8.3 Paths and directories

Paths and directories are a little complicated because there are two basic styles of paths: Mac/Linux and Windows. There are three chief ways in which they differ:

  1. The most important difference is how you separate the components of the path. Mac and Linux uses slashes (e.g. plots/diamonds.pdf) and Windows uses backslashes (e.g. plots\diamonds.pdf). Python can work with either type (no matter what platform you’re currently using), but unfortunately, backslashes mean something special to Python, and to get a single backslash in the path, you need to type two backslashes! That makes life frustrating, so I recommend always using the Linux/Mac style with forward slashes.

  2. Absolute paths (i.e. paths that point to the same place regardless of your working directory) look different. In Windows they start with a drive letter (e.g. C:) or two backslashes (e.g. \\servername) and in Mac/Linux they start with a slash “/” (e.g. /users/hathaway). You should never use absolute paths in your scripts, because they hinder sharing: no one else will have exactly the same directory configuration as you.

  3. The last minor difference is the place that ~ points to. ~ is a convenient shortcut to your home directory. Windows doesn’t really have the notion of a home directory, so it instead points to your documents directory.

8.4 VS Code workspaces

Python experts keep all the files associated with a project together — input data, Python scripts, analytical results, figures. This is such a wise and common practice that VS Code has built-in support for this via workspaces.

Let’s make a workspace for you to use while you’re working through the rest of this book. Click File > Open and select a newly created folder for your work. New Project, then:

Name your folder python4ds and think carefully about which subdirectory you put the folder in. If you don’t store it somewhere sensible, it will be hard to find it in the future!

Once this process is complete, you’ll get a new VS Code workspace just for this book. Under the Welcome screen select ‘New File’ and save the file, calling it “diamonds.py”. Upon saving the file as a Python file VS Code will make sure your workspace is setup to work with Python with a few prompts.

Check that the “home” directory of your workspace is the current working directory:

import os
os.getcwd()
#> '/Users/hathawayj/Downloads/python4ds'

Whenever you refer to a file with a relative path it will look for it here.

Now enter the following commands in the script editor, and save the file, calling it “diamonds.py”. Next, run the complete script which will save a PNG, CSV, and JSON file into your project directory. Don’t worry about the details, you’ll learn them later in the book.

import pandas as pd 
import altair as alt 

alt.data_transformers.enable('json')

url_path = "https://github.com/byuidatascience/data4python4ds/raw/master/data-raw/diamonds/diamonds.csv"

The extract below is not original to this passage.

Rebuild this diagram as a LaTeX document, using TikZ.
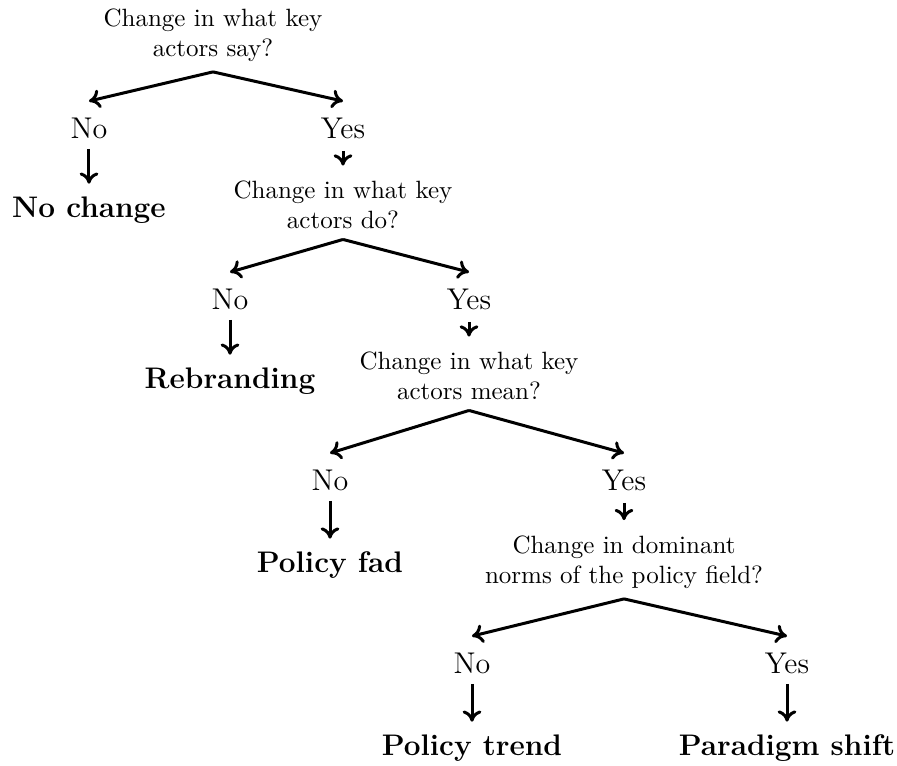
\documentclass[tikz,border=0pt]{standalone}
\usepackage{tikz}
\usetikzlibrary{arrows.meta,positioning}

\begin{document}
\begin{tikzpicture}[
  on grid,
  question/.style={align=center,font=\fontsize{10}{12}\selectfont,inner sep=2pt},
  answer/.style={font=\fontsize{12}{14}\selectfont,inner sep=2pt},
  outcome/.style={font=\fontsize{11.9}{14}\selectfont\bfseries,inner sep=2pt},
  branch/.style={-{To[length=4.5pt,width=7.5pt]},line width=1.2pt},
  down/.style={-{To[length=4.5pt,width=7.5pt]},line width=1.2pt,shorten <=2pt,shorten >=3pt},
  into/.style={down,shorten <=2.8pt,shorten >=4pt}
]
  \node[question] (say) {Change in what key\\actors say?};
  \useasboundingbox ([shift={(-85.2pt,14pt)}]say.center) rectangle ([shift={(273.6pt,-292pt)}]say.center);

  \node[answer,below left=37.2pt and 49.6pt of say] (no1) {No};
  \node[answer,below right=37.2pt and 52pt of say] (yes1) {Yes};
  \node[outcome,below=32.8pt of no1] (nochange) {No change};

  \node[question,below=30.8pt of yes1] (do) {Change in what key\\actors do?};
  \node[answer,below left=37.6pt and 45.2pt of do] (no2) {No};
  \node[answer,below right=37.6pt and 50.4pt of do] (yes2) {Yes};
  \node[outcome,below=32.8pt of no2] (rebrand) {Rebranding};

  \node[question,below=30.8pt of yes2] (mean) {Change in what key\\actors mean?};
  \node[answer,below left=41.6pt and 55.6pt of mean] (no3) {No};
  \node[answer,below right=41.6pt and 62pt of mean] (yes3) {Yes};
  \node[outcome,below=34pt of no3] (fad) {Policy fad};

  \node[question,below=32.8pt of yes3] (norms) {Change in dominant\\norms of the policy field?};
  \node[answer,below left=40.4pt and 60.8pt of norms] (no4) {No};
  \node[answer,below right=40.4pt and 65.2pt of norms] (yes4) {Yes};
  \node[outcome,below=34pt of no4] (trend) {Policy trend};
  \node[outcome,below=34pt of yes4] (shift) {Paradigm shift};

  \draw[branch] ([yshift=-2pt]say.south) -- ([yshift=4.4pt]no1.north);
  \draw[branch] ([yshift=-2pt]say.south) -- ([yshift=4.4pt]yes1.north);
  \draw[down] (no1) -- (nochange);
  \draw[into] (yes1) -- (do);

  \draw[branch] ([yshift=-2pt]do.south) -- ([yshift=4.4pt]no2.north);
  \draw[branch] ([yshift=-2pt]do.south) -- ([yshift=4.4pt]yes2.north);
  \draw[down] (no2) -- (rebrand);
  \draw[into] (yes2) -- (mean);

  \draw[branch] ([yshift=-2pt]mean.south) -- ([yshift=4.4pt]no3.north);
  \draw[branch] ([yshift=-2pt]mean.south) -- ([yshift=4.4pt]yes3.north);
  \draw[down] (no3) -- (fad);
  \draw[into] (yes3) -- (norms);

  \draw[branch] ([yshift=-2pt]norms.south) -- ([yshift=4.4pt]no4.north);
  \draw[branch] ([yshift=-2pt]norms.south) -- ([yshift=4.4pt]yes4.north);
  \draw[down] (no4) -- (trend);
  \draw[down] (yes4) -- (shift);
\end{tikzpicture}
\end{document}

diamonds = pd.read_csv(url_path)

chart = (alt.Chart(diamonds)
    .encode(
      x = alt.X("carat", bin=True),
      y = alt.Y("price", bin=True),
      size = "count()"
      )
    .mark_circle())
    
chart.save("diamonds.png")

diamonds.to_csv("diamonds.csv")

Inspect the folder associated with your project — notice the .vscode folder. Double-click that folder to see the default workspace settings for your project. You can read more about VS code workspaces to understand the other available options.

In your favorite OS-specific way, search your computer for diamonds.png and you will find the PNG (no surprise) but also the script that created it (diamonds.py). This is huge win! One day you will want to remake a figure or just understand where it came from. If you rigorously save figures to files with Python code and never with the mouse or the clipboard, you will be able to reproduce old work with ease!

8.5 Summary

In summary, VS Code workspaces give you a solid workflow that will serve you well in the future:

  • Create an workspace for each data analysis project.

  • Keep data files there; we’ll talk about loading them into Python in data import.

  • Keep scripts there; edit them, run them in bits or as a whole.

  • Save your outputs (plots and cleaned data) there.

  • Only ever use relative paths, not absolute paths.

Everything you need is in one place, and cleanly separated from all the other projects that you are working on.